A degree in social engineering?

The BBC newsroom today describes Bristol as a “leading” university. I should like to know within what field is Bristol a leader or, to put it another way, where is it leading us?

Bristol is to increase its intake of disadvantaged students by offering places with reduced grades. These pupils are also described as being “from  schools with poor A-level results.”

Vice-chancellor Hugh Brady said this would be a “step change” in admissions. I don’t know what the vice-chancellor’s phrase “step change” indicates – except that he is rather adept in the use of jargon.

The Bristol project, to be launched by Education Secretary Justine Greening, is described as “an attempt by the university to drive social mobility and attract a wider range of students.”

More jargon. Being translated, it means that Bristol’s wheeze has nothing to do with education but is rather a political project in the dubious area of social engineering. Again I must ask for some clarity: just what is meant by “a wider range” of students? Lower exam grades show that some students are not as academically competent as those scoring more highly. If they don’t show that, then we might as well abolish all exams for then the whole business of grading would be meaningless.

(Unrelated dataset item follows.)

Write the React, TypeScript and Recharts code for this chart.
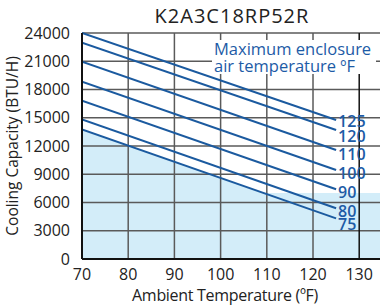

Let me use a dirty word: exam results provide the authorities with criteria which allow them to discriminate between those for whom a university education would be suitable and those for whom it would not.

In fact this “leading” vice-chancellor’s levelling down project is a betrayal of the character and purpose of the university itself which is meant to provide intellectual excellence for an elite. If universities no longer exist for that purpose, then they, along with the exams, should be abolished.

Fastidious social engineers scream when you say these things, though I can’t see that they have any cause to scream. Those who oppose the policy of dumbing down and levelling are not claiming that intellectual excellence is the only sort of excellence: merely that it is the sort of excellence for which the idea of a university was formed in the first place.

Many who take readily to reading literature, history, philosophy or physics admit to being utterly useless when it comes to the exercise of practical and mechanical operations. To learn to become master of a trade is also something worthwhile – that’s why we used to provide five years’ apprentices so that, when they arrive at maturity, young people might be equipped with high skills as plumbers, electricians, carpenters or dressmakers.

We should ditch these social engineering projects and embrace the existence of different aptitudes. University standards will be damaged and ultimately destroyed by such politicking. And students who acquire their university places by this means will not be happy there.

And now for something similar… The BBC also reports that from 2017 all recruits into the police force will be required to hold a university degree. Why?